What begins as a narrative poem, two characters, a husband and wife, momentarily lost while walking along a stream in the woods of southern New Hampshire, quickly evolves into a poem that tests opposing philosophical positions. In this, “West-Running Brook” is a philosophical poem. Unlike poems that share a story from which a reader gains insight into how to live better or confessional poems in which introspective poets share the joys and agonies of their lives in the hope that such revelation might illuminate the lives of others, a philosophical poem derives its power from its intellectual impact. These poems unapologetically explore big questions about the meaning of life, the purpose of the soul, the mystery of love, the place of a God in a material universe, and supremely the role of the poet in bringing such difficult and thorny questions into the form of poetry.

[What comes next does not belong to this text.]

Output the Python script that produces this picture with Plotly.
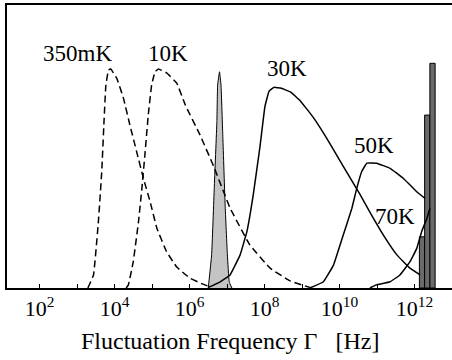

Often philosophical poems feature only the poet, troubled and thinking through the implications of some difficult question. If such poems introduce characters at all, the characters are rarely multi-dimensional constructs with motivation, individual backstories, or signature psychologies; rather, they represent philosophical positions. Philosophical poems defined the iconic poetry of Britain in the seventeenth and eighteenth century and shaped the theological poetry of America. In America, you had the Puritans, most notably Anne Bradstreet’s towering “Contemplations;” the moral, often satiric treatises of the so-called Connecticut Wits in the decades after the American Revolution, most notably Joel Barlow’s The Anarchiad; the nature poetry of Ralph Waldo Emerson; and the wisdom poetry of Henry Wadsworth Longfellow. In the tradition of philosophical poems, “West-Running Brook” uses an unremarkable New Hampshire stream as an occasion to explore how a person is to live knowing they are to die.